-- To be done --
Starting from the top of the material, restate each line exactly until the line that contains "4/1/06 - 30/12/09", which is also copied. Pictures are excluded.

>>>

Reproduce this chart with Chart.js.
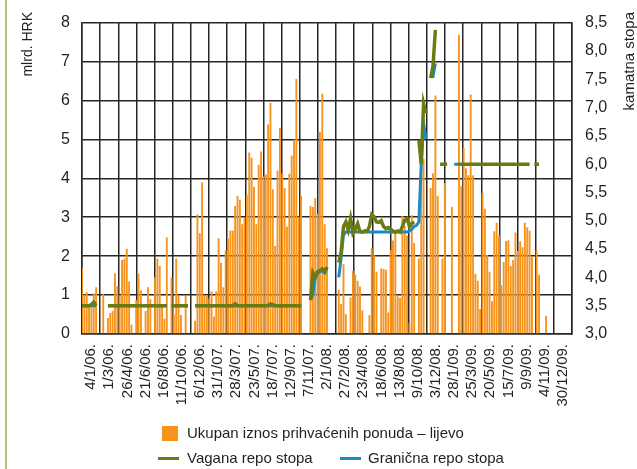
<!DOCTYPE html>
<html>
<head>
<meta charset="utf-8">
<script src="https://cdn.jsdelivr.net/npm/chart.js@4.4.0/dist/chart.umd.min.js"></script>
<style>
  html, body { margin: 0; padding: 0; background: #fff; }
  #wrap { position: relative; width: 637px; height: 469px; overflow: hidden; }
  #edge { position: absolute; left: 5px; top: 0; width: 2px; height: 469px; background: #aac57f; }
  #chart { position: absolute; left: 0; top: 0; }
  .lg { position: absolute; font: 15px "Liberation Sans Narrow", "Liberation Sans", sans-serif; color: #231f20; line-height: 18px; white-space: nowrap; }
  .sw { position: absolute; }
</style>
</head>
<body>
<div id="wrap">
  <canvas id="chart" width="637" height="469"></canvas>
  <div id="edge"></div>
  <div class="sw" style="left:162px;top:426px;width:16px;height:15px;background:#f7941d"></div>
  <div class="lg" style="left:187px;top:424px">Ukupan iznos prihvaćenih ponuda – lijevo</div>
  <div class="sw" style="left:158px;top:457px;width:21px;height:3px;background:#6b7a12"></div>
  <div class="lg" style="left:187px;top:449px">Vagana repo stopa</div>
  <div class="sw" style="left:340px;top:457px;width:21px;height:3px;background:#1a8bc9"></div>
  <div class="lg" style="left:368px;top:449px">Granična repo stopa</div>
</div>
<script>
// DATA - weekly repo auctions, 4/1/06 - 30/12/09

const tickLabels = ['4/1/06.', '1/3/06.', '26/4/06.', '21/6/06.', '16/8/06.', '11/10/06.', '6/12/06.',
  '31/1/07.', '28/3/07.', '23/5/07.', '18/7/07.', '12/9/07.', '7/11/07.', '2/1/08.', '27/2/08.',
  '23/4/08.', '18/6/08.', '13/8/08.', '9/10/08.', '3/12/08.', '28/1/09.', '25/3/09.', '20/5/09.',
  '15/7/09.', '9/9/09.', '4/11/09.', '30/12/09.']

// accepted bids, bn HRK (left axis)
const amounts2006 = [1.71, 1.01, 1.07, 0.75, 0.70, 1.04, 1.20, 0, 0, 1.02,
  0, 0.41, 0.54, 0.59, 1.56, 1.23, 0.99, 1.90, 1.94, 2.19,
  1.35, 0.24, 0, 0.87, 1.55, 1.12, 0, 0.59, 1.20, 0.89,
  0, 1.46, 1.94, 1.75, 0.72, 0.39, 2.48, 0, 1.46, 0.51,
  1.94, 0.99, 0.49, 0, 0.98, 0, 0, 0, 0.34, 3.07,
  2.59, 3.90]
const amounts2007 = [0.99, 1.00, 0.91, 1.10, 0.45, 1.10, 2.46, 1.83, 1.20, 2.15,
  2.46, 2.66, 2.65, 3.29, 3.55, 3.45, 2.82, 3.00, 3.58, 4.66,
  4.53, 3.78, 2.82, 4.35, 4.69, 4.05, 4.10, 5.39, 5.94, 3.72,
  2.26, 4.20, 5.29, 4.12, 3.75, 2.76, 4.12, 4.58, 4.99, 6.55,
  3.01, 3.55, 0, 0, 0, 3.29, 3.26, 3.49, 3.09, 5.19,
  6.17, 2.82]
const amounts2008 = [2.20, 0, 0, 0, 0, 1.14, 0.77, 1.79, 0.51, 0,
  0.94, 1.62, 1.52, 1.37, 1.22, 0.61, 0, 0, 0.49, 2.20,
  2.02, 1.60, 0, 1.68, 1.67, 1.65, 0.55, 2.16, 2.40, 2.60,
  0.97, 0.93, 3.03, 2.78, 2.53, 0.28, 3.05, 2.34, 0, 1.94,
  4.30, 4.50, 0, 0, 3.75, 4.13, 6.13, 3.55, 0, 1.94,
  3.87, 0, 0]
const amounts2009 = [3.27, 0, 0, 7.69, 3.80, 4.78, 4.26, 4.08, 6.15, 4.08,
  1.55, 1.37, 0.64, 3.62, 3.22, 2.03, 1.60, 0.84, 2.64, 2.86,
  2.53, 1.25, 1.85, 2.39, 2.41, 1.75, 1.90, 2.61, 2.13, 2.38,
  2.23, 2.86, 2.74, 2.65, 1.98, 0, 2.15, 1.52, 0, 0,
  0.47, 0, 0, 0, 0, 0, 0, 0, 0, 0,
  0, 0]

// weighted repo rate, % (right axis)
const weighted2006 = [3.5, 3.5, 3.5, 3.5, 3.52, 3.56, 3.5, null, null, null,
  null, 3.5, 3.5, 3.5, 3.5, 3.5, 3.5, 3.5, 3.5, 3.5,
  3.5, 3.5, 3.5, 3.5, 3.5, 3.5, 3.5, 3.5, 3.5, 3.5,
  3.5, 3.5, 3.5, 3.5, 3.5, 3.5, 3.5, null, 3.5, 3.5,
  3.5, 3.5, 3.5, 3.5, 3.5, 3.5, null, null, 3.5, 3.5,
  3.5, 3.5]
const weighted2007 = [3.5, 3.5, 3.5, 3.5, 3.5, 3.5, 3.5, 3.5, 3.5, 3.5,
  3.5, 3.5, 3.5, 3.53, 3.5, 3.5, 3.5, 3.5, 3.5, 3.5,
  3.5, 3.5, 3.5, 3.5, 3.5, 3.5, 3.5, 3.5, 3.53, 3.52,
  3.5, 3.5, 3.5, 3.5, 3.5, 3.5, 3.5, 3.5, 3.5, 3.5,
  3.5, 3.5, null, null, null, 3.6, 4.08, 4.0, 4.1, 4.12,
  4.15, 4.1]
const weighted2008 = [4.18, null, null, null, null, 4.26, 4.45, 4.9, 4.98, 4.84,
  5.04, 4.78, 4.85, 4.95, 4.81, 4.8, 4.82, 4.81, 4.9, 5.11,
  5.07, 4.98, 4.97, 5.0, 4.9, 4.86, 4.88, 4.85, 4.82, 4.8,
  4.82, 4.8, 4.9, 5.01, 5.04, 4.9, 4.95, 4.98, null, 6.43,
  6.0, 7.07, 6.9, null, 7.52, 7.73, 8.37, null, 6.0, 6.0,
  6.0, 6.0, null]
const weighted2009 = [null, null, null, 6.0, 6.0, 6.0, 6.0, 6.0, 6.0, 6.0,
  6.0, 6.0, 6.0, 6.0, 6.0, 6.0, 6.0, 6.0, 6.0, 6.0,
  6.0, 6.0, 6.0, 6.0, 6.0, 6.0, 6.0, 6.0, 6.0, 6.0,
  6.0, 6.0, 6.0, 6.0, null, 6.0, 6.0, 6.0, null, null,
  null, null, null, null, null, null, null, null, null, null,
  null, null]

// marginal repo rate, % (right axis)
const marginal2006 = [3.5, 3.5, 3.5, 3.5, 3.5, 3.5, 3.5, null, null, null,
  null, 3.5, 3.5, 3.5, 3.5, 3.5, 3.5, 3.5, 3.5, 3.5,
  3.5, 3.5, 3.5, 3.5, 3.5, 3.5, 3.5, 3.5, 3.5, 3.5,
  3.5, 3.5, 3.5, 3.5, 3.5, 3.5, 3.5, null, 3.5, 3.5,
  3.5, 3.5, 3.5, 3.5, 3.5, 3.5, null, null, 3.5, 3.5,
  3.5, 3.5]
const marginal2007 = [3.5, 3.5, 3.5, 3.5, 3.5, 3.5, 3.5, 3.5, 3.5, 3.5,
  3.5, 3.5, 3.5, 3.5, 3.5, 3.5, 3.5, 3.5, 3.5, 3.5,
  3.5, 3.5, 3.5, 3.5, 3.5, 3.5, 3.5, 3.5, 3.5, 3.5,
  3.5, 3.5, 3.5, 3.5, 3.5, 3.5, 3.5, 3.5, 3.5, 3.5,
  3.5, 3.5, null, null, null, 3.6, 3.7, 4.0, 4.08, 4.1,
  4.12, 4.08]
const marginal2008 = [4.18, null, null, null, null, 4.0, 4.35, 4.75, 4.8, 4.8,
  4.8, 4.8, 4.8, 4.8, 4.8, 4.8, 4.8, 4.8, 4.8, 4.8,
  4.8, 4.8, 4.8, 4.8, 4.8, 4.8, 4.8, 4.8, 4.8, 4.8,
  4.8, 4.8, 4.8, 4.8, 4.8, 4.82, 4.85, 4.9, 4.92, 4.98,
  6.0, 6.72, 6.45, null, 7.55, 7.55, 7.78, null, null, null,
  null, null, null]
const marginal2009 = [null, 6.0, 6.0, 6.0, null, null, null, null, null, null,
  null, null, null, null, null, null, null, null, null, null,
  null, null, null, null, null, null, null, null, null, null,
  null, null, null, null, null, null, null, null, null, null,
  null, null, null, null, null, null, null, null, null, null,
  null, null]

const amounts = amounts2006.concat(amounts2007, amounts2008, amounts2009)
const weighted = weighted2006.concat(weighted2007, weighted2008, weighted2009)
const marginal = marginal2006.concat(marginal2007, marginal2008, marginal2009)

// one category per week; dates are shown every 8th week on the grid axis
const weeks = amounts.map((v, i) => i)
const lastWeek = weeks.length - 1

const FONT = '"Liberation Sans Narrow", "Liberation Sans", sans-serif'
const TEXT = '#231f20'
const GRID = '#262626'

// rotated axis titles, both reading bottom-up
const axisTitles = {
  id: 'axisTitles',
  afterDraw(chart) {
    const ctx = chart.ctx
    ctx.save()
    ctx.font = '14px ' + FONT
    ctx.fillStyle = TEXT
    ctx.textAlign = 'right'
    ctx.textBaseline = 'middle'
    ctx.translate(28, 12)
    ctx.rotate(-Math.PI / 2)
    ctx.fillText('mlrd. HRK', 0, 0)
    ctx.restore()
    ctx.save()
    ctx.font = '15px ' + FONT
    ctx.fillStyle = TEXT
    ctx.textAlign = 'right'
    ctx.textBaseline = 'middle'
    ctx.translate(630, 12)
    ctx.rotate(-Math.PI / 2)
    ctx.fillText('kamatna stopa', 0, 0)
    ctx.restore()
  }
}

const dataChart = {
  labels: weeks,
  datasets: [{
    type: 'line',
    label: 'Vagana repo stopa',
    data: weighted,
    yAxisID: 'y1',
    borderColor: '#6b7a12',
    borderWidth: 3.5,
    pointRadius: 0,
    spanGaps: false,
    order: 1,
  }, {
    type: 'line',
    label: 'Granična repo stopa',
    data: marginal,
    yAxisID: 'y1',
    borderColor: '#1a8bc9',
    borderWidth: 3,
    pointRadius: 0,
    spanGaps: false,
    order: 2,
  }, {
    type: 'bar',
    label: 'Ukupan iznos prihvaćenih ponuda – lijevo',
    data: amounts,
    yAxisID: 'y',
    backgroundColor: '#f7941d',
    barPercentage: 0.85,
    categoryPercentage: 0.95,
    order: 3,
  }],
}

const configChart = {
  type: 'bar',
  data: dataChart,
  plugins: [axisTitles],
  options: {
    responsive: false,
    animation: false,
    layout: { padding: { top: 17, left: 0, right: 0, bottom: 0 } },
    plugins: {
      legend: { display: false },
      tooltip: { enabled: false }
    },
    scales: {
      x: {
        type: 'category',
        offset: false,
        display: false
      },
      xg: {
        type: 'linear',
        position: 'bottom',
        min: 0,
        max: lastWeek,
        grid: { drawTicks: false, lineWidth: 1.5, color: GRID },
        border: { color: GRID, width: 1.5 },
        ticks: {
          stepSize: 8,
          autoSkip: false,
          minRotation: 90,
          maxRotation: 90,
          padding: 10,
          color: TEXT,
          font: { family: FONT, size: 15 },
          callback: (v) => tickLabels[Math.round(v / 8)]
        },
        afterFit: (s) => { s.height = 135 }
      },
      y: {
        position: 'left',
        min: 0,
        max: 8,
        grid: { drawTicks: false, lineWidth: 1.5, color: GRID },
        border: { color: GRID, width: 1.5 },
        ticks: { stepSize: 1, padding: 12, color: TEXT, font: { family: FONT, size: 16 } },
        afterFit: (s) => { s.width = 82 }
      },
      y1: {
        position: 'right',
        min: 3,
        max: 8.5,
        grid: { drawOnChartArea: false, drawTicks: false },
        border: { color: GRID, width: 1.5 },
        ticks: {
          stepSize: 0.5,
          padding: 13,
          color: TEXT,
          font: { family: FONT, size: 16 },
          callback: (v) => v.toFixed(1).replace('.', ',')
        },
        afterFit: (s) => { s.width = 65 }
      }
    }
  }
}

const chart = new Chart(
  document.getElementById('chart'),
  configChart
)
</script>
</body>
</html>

<<<

-- The response --
Reproduce this chart with Chart.js.
<!DOCTYPE html>
<html>
<head>
<meta charset="utf-8">
<script src="https://cdn.jsdelivr.net/npm/chart.js@4.4.0/dist/chart.umd.min.js"></script>
<style>
  html, body { margin: 0; padding: 0; background: #fff; }
  #wrap { position: relative; width: 637px; height: 469px; overflow: hidden; }
  #edge { position: absolute; left: 5px; top: 0; width: 2px; height: 469px; background: #aac57f; }
  #chart { position: absolute; left: 0; top: 0; }
  .lg { position: absolute; font: 15px "Liberation Sans Narrow", "Liberation Sans", sans-serif; color: #231f20; line-height: 18px; white-space: nowrap; }
  .sw { position: absolute; }
</style>
</head>
<body>
<div id="wrap">
  <canvas id="chart" width="637" height="469"></canvas>
  <div id="edge"></div>
  <div class="sw" style="left:162px;top:426px;width:16px;height:15px;background:#f7941d"></div>
  <div class="lg" style="left:187px;top:424px">Ukupan iznos prihvaćenih ponuda – lijevo</div>
  <div class="sw" style="left:158px;top:457px;width:21px;height:3px;background:#6b7a12"></div>
  <div class="lg" style="left:187px;top:449px">Vagana repo stopa</div>
  <div class="sw" style="left:340px;top:457px;width:21px;height:3px;background:#1a8bc9"></div>
  <div class="lg" style="left:368px;top:449px">Granična repo stopa</div>
</div>
<script>
// DATA - weekly repo auctions, 4/1/06 - 30/12/09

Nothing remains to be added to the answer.